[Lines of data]
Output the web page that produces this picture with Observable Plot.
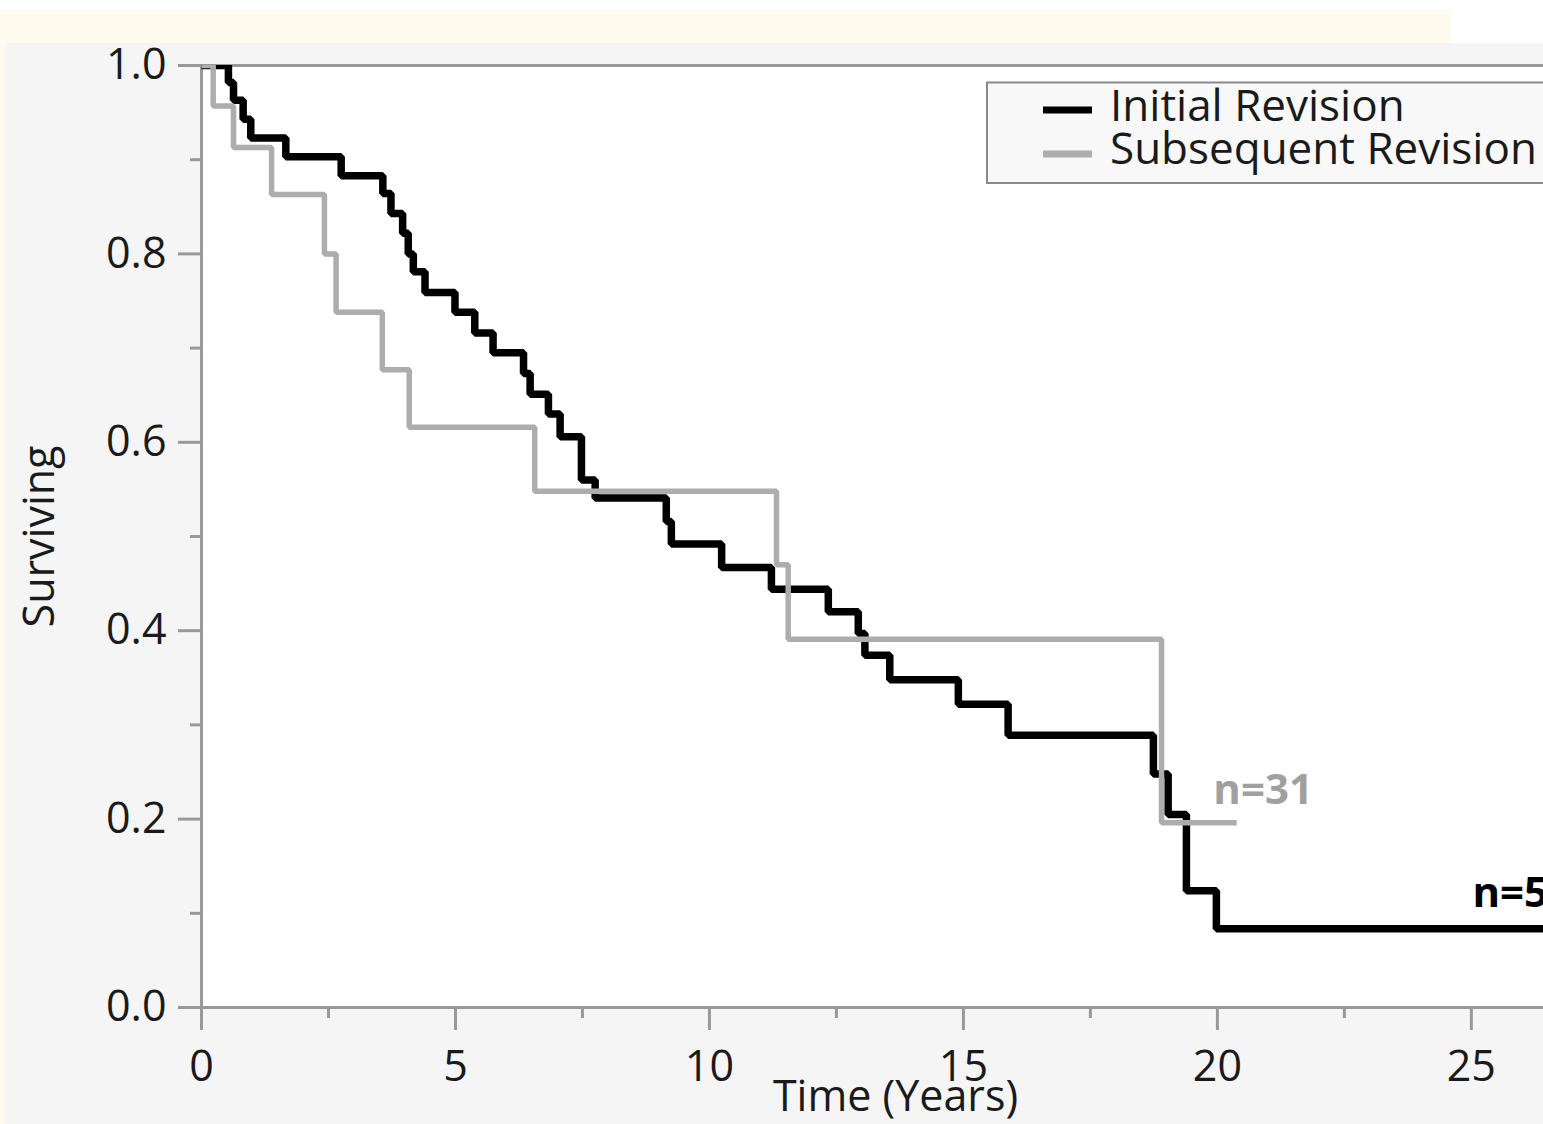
<!DOCTYPE html>
<html>
<head>
<meta charset="utf-8">
<script src="https://cdn.jsdelivr.net/npm/d3@7"></script>
<script src="https://cdn.jsdelivr.net/npm/@observablehq/plot@0.6"></script>
<style>
  html, body { margin: 0; padding: 0; width: 1543px; height: 1124px; overflow: hidden; background: #ffffff; }
  #yellow { position: absolute; left: 0; top: 10px; width: 1450px; height: 1114px; background: #fffaee; }
  #panel { position: absolute; left: 5px; top: 43px; right: 0; bottom: 0; background: #f5f5f5; }
  #chart { position: absolute; left: 0; top: 0; }
  #legend { position: absolute; left: 0; top: 0; pointer-events: none; }
</style>
</head>
<body>
<div id="yellow"></div>
<div id="panel"></div>
<div id="chart"></div>
<svg id="legend" width="1543" height="200"></svg>
<script>
// ---- data ----
const seriesNames = ["Initial Revision", "Subsequent Revision"];

const initialTime = [0, 0.53, 0.63, 0.82, 0.97, 1.66, 2.75, 3.57, 3.73, 3.96, 4.07, 4.17, 4.40, 4.99, 5.38, 5.74, 6.34, 6.47, 6.83, 7.06, 7.48, 7.75, 9.15, 9.25, 10.24, 11.22, 12.34, 12.93, 13.06, 13.55, 14.90, 15.88, 18.74, 19.03, 19.39, 19.98, 27];
const initialSurv = [1.0, 0.982, 0.963, 0.943, 0.923, 0.903, 0.883, 0.864, 0.843, 0.822, 0.800, 0.781, 0.759, 0.738, 0.716, 0.695, 0.673, 0.651, 0.630, 0.606, 0.560, 0.541, 0.516, 0.492, 0.467, 0.444, 0.420, 0.397, 0.374, 0.348, 0.322, 0.289, 0.248, 0.205, 0.124, 0.0835, 0.0835];

const subsequentTime = [0, 0.23, 0.63, 1.38, 2.42, 2.65, 3.56, 4.09, 6.56, 11.32, 11.55, 18.90, 20.38];
const subsequentSurv = [1.0, 0.957, 0.913, 0.863, 0.800, 0.738, 0.677, 0.616, 0.548, 0.470, 0.391, 0.196, 0.196];

const nLabels = ["n=31", "n=5"];
const nLabelTime = [19.92, 25.02];
const nLabelSurv = [0.230, 0.121];

const xMajorTicks = [0, 5, 10, 15, 20, 25];
const xMinorTicks = [2.5, 7.5, 12.5, 17.5, 22.5];
const yMajorTicks = [0, 0.2, 0.4, 0.6, 0.8, 1.0];
const yMinorTicks = [0.1, 0.3, 0.5, 0.7, 0.9];

const xLabel = "Time (Years)";
const yLabel = "Surviving";

// ---- build tables ----
const initial = initialTime.map((t, i) => ({t, s: initialSurv[i]}));
const subsequent = subsequentTime.map((t, i) => ({t, s: subsequentSurv[i]}));
const notes = nLabels.map((label, i) => ({label, t: nLabelTime[i], s: nLabelSurv[i], series: i}));

const axisColor = "#999999";
const textColor = "#1a1a1a";
const greyLine = "#adadad";
const font = "'Open Sans', 'Noto Sans', sans-serif";

const chart = Plot.plot({
  width: 1543,
  height: 1124,
  marginLeft: 201,
  marginRight: 0,
  marginTop: 65,
  marginBottom: 117,
  x: {domain: [0, 26.42]},
  y: {domain: [0, 1]},
  style: {fontFamily: font, background: "transparent", color: textColor},
  marks: [
    Plot.frame({fill: "white", stroke: "none"}),
    Plot.ruleY([1], {stroke: axisColor, strokeWidth: 3}),
    Plot.ruleY([0], {stroke: axisColor, strokeWidth: 3}),
    Plot.ruleX([0], {stroke: axisColor, strokeWidth: 3}),
    Plot.axisY(yMinorTicks, {tickSize: 11, tickFormat: () => "", stroke: axisColor, strokeWidth: 3, label: null}),
    Plot.axisY(yMajorTicks, {tickSize: 23, tickPadding: 12, tickFormat: d3.format(".1f"), fontSize: 43, fill: textColor, stroke: axisColor, strokeWidth: 3, label: null}),
    Plot.axisX(xMinorTicks, {tickSize: 11, tickFormat: () => "", stroke: axisColor, strokeWidth: 3, label: null}),
    Plot.axisX(xMajorTicks, {tickSize: 23, tickPadding: 20, tickFormat: d3.format("d"), fontSize: 43, fill: textColor, stroke: axisColor, strokeWidth: 3, label: null}),
    Plot.line(initial, {x: "t", y: "s", curve: "step-after", stroke: "#000000", strokeWidth: 7.5, strokeLinejoin: "miter", strokeLinecap: "butt", clip: true}),
    Plot.line(subsequent, {x: "t", y: "s", curve: "step-after", stroke: greyLine, strokeWidth: 5.5, strokeLinejoin: "miter", strokeLinecap: "butt", clip: true}),
    Plot.text(notes, {x: "t", y: "s", text: "label", textAnchor: "start", lineAnchor: "middle", fontSize: 42, fontWeight: "bold", fill: d => d.series === 0 ? "#a0a0a0" : "#000000"}),
    Plot.text([yLabel], {frameAnchor: "left", rotate: -90, dx: -161, fontSize: 43, fill: textColor, textAnchor: "middle", lineAnchor: "middle"}),
    Plot.text([xLabel], {frameAnchor: "bottom", dx: 23, dy: 90, fontSize: 43, fill: textColor, textAnchor: "middle", lineAnchor: "middle"})
  ]
});
document.getElementById("chart").appendChild(chart);

// ---- legend (inside the plot, top right) ----
const legend = d3.select("#legend");
legend.append("rect")
  .attr("x", 987).attr("y", 82.5).attr("width", 700).attr("height", 100.5)
  .attr("fill", "#f8f8f8").attr("stroke", "#8a8a8a").attr("stroke-width", 2);
const swatchColors = ["#000000", greyLine];
seriesNames.forEach((name, i) => {
  const cy = 110 + i * 44;
  legend.append("line")
    .attr("x1", 1043).attr("x2", 1092).attr("y1", cy).attr("y2", cy)
    .attr("stroke", swatchColors[i]).attr("stroke-width", 7);
  legend.append("text")
    .attr("x", 1110).attr("y", 121 + i * 43)
    .attr("font-family", font).attr("font-size", 44).attr("fill", textColor)
    .text(name);
});
</script>
</body>
</html>
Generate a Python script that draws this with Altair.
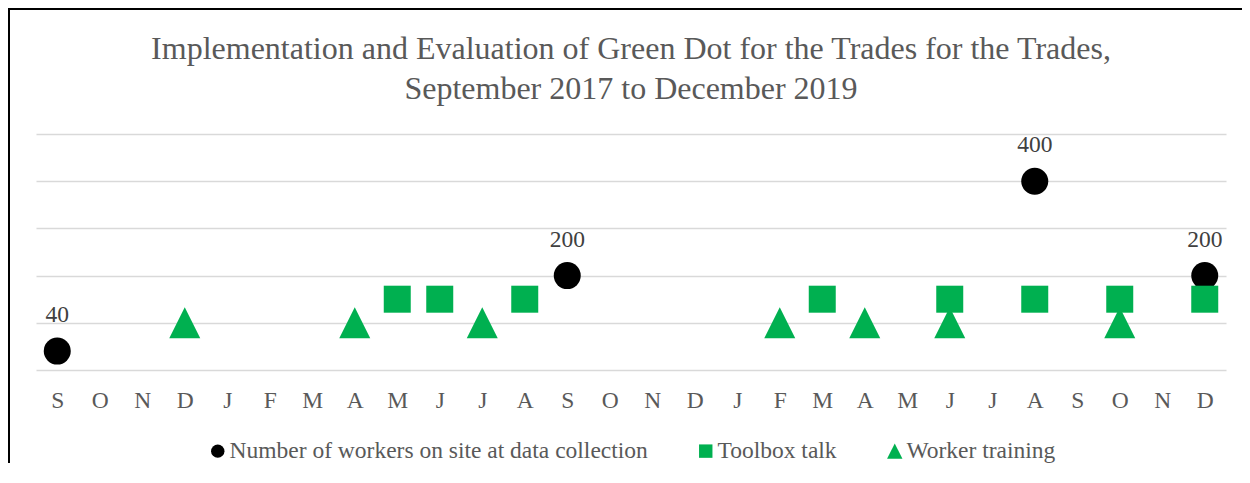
import json
import altair as alt
import pandas as pd

# ---- data ----
months = ["S", "O", "N", "D", "J", "F", "M", "A", "M", "J", "J", "A", "S", "O",
          "N", "D", "J", "F", "M", "A", "M", "J", "J", "A", "S", "O", "N", "D"]
series_names = ["Number of workers on site at data collection", "Toolbox talk", "Worker training"]

workers_idx = [0, 12, 23, 27]
workers_val = [40, 200, 400, 200]
toolbox_idx = [8, 9, 11, 18, 21, 23, 25, 27]
toolbox_val = [150, 150, 150, 150, 150, 150, 150, 150]
training_idx = [3, 7, 10, 17, 19, 21, 25]
training_val = [100, 100, 100, 100, 100, 100, 100]

rows = []
for i, v in zip(workers_idx, workers_val):
    rows.append({"series": series_names[0], "idx": i, "val": v, "z": 0})
for i, v in zip(training_idx, training_val):
    rows.append({"series": series_names[2], "idx": i, "val": v, "z": 1})
for i, v in zip(toolbox_idx, toolbox_val):
    rows.append({"series": series_names[1], "idx": i, "val": v, "z": 2})
df = pd.DataFrame(rows)
lab_df = pd.DataFrame({"idx": workers_idx, "val": workers_val, "txt": [str(v) for v in workers_val]})

FONT = "'Liberation Serif', 'Times New Roman', Times, serif"
GREEN = "#00B050"
TRI = "M0,-1.15L1.15,1.15L-1.15,1.15Z"

W, H = 1190, 236
PAD = {"left": 28, "top": 126, "right": 16, "bottom": 93}

x_enc = alt.X(
    "idx:Q",
    scale=alt.Scale(domain=[-0.5, len(months) - 0.5], nice=False, zero=False),
    axis=alt.Axis(
        values=list(range(len(months))),
        labelExpr=json.dumps(months) + "[datum.value]",
        grid=False, ticks=False, domain=False, title=None,
        labelFont=FONT, labelFontSize=23.5, labelColor="#595959",
        labelPadding=18, labelFlush=False, labelOverlap=False,
    ),
)
y_enc = alt.Y(
    "val:Q",
    scale=alt.Scale(domain=[0, 500], nice=False, zero=True),
    axis=alt.Axis(
        values=[0, 100, 200, 300, 400, 500],
        labels=False, ticks=False, domain=False, title=None,
        grid=True, gridColor="#d9d9d9", gridWidth=1.3,
    ),
)

points = alt.Chart(df).mark_point(filled=True, size=729, opacity=1, strokeWidth=0).encode(
    x=x_enc,
    y=y_enc,
    color=alt.Color(
        "series:N",
        scale=alt.Scale(domain=series_names, range=["#000000", GREEN, GREEN]),
        legend=alt.Legend(
            title=None, orient="none", direction="horizontal",
            legendX=170, legendY=305,
            columnPadding=46, labelOffset=0, symbolSize=180,
            labelFont=FONT, labelFontSize=23.5, labelColor="#595959",
            symbolStrokeWidth=0, symbolOpacity=1, labelLimit=0, padding=0,
        ),
    ),
    shape=alt.Shape(
        "series:N",
        scale=alt.Scale(domain=series_names, range=["circle", "square", TRI]),
        legend=None,
    ),
    order=alt.Order("z:Q"),
)

labels = alt.Chart(lab_df).mark_text(
    font=FONT, fontSize=23.5, color="#404040", dy=-29, baseline="alphabetic", align="center"
).encode(x="idx:Q", y="val:Q", text="txt:N")

frame_df = pd.DataFrame({"k": [0]})
left_rule = alt.Chart(frame_df).mark_rule(color="#000000", strokeWidth=2).encode(
    x=alt.value(-PAD["left"] + 1), y=alt.value(-PAD["top"]), y2=alt.value(H + PAD["bottom"])
)
top_rule = alt.Chart(frame_df).mark_rule(color="#000000", strokeWidth=2).encode(
    y=alt.value(-PAD["top"] + 1), x=alt.value(-PAD["left"]), x2=alt.value(W + PAD["right"])
)

chart = alt.layer(points, labels, left_rule, top_rule).properties(
    width=W,
    height=H,
    padding=PAD,
    background="white",
    autosize=alt.AutoSizeParams(type="none"),
    title=alt.TitleParams(
        ["Implementation and Evaluation of Green Dot for the Trades for the Trades,",
         "September 2017 to December 2019"],
        font=FONT, fontSize=32, color="#595959", fontWeight="normal",
        lineHeight=40.5, offset=-99, anchor="middle",
    ),
).configure_view(stroke=None)

chart.save("out.html", embed_options={"renderer": "svg", "actions": False})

▶ _WHAT TO WORK ON_
Using the entries above, reproduce word for word only the lines from the one that contains "Generate a Python" to the one that contains "of workers on", both ends included, and drop every picture.

▶ _EXPECTED OUTPUT_
Generate a Python script that draws this with Altair.
import json
import altair as alt
import pandas as pd

# ---- data ----
months = ["S", "O", "N", "D", "J", "F", "M", "A", "M", "J", "J", "A", "S", "O",
          "N", "D", "J", "F", "M", "A", "M", "J", "J", "A", "S", "O", "N", "D"]
series_names = ["Number of workers on site at data collection", "Toolbox talk", "Worker training"]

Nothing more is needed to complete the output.